-- START LISTED RECORDS --
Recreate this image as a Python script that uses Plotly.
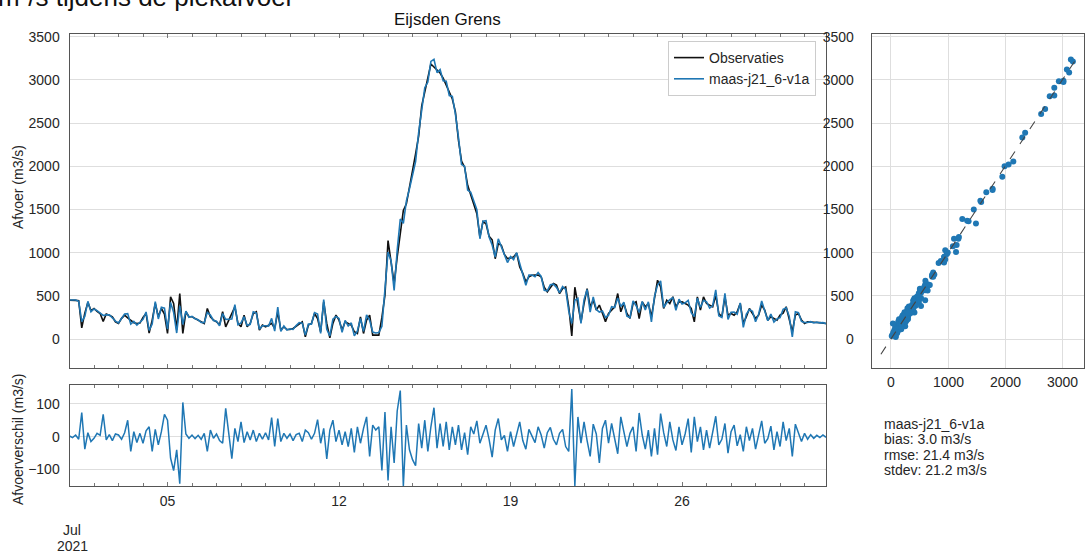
-- END LISTED RECORDS --
-- START LISTED RECORDS --
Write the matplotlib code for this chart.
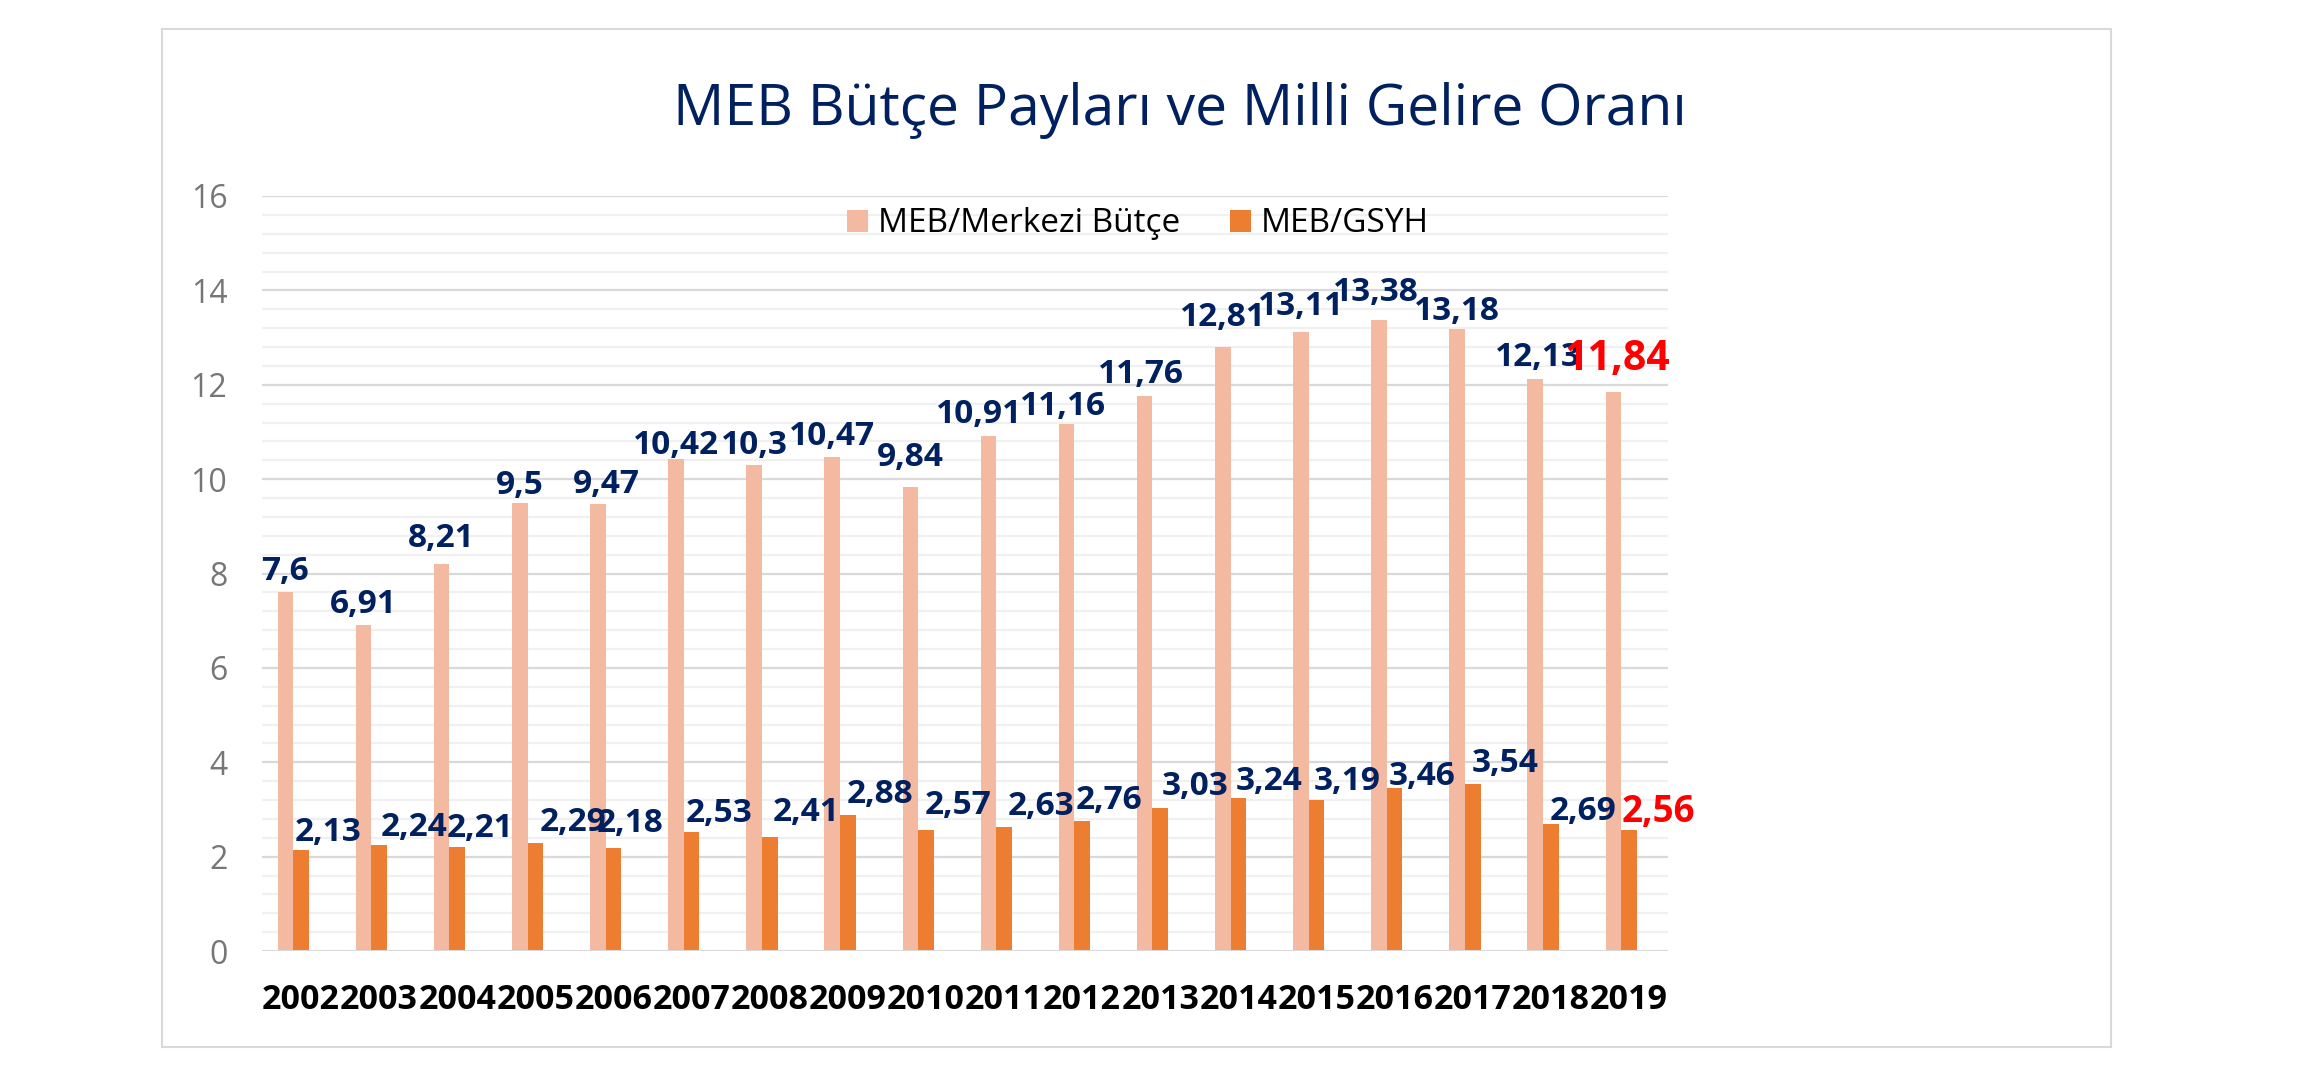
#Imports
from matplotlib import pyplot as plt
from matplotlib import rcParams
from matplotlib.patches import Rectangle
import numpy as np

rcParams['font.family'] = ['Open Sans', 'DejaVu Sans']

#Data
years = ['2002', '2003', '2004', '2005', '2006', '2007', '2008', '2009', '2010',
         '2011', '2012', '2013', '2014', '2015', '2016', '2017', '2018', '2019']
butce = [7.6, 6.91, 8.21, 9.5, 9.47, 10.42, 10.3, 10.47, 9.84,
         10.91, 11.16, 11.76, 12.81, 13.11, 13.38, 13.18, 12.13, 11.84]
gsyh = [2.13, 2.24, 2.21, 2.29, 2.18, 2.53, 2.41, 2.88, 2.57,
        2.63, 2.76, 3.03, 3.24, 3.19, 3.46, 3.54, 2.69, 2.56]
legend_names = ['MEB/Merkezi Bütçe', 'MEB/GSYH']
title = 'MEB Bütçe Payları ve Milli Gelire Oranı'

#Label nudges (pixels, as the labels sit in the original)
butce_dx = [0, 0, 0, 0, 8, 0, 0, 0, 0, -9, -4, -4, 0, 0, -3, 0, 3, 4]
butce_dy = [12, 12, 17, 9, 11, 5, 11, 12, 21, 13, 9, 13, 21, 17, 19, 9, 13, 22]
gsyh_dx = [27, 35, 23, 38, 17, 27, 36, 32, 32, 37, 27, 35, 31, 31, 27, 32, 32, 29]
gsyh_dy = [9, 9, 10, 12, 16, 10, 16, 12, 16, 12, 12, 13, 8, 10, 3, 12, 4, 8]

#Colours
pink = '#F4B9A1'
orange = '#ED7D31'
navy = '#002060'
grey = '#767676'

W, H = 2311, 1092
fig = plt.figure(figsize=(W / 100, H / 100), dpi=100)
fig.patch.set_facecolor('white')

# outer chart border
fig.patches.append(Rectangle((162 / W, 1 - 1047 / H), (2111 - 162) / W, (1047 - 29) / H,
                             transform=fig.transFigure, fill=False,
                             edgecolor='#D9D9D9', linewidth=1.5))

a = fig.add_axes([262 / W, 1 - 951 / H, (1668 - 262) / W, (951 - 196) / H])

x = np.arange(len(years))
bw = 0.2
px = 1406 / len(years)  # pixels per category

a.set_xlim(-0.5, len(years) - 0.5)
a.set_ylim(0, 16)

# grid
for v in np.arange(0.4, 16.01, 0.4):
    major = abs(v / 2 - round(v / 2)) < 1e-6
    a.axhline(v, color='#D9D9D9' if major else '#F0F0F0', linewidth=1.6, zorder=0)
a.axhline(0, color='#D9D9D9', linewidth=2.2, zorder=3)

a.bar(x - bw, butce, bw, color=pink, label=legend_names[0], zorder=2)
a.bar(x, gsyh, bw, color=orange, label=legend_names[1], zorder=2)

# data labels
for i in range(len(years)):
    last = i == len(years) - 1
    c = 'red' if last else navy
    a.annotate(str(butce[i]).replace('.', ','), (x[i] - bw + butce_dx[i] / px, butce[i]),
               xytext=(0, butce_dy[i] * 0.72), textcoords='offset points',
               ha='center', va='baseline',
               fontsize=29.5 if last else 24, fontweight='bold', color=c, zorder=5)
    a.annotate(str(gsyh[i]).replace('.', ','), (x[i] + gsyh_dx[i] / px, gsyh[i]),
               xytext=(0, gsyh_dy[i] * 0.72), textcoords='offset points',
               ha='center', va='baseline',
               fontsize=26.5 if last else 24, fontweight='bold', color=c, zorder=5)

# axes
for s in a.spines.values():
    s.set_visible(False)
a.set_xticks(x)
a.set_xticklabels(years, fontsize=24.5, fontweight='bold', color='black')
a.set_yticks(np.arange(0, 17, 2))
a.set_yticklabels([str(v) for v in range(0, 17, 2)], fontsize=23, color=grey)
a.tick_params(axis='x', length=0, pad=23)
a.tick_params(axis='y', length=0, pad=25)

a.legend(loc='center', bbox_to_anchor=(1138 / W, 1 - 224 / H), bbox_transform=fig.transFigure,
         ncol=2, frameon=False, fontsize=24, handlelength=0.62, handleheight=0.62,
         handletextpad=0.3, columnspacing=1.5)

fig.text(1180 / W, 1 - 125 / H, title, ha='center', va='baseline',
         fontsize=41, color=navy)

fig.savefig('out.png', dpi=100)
-- END LISTED RECORDS --
§ **TASK OBJECTIVE**
Repeat exactly the part that opens with the line containing "Write the matplotlib code for this chart." and closes with the line containing "rcParams['font.family'] = ['Open". Include both end lines, and drop the pictures.

§ **ANSWER**
Write the matplotlib code for this chart.
#Imports
from matplotlib import pyplot as plt
from matplotlib import rcParams
from matplotlib.patches import Rectangle
import numpy as np

rcParams['font.family'] = ['Open Sans', 'DejaVu Sans']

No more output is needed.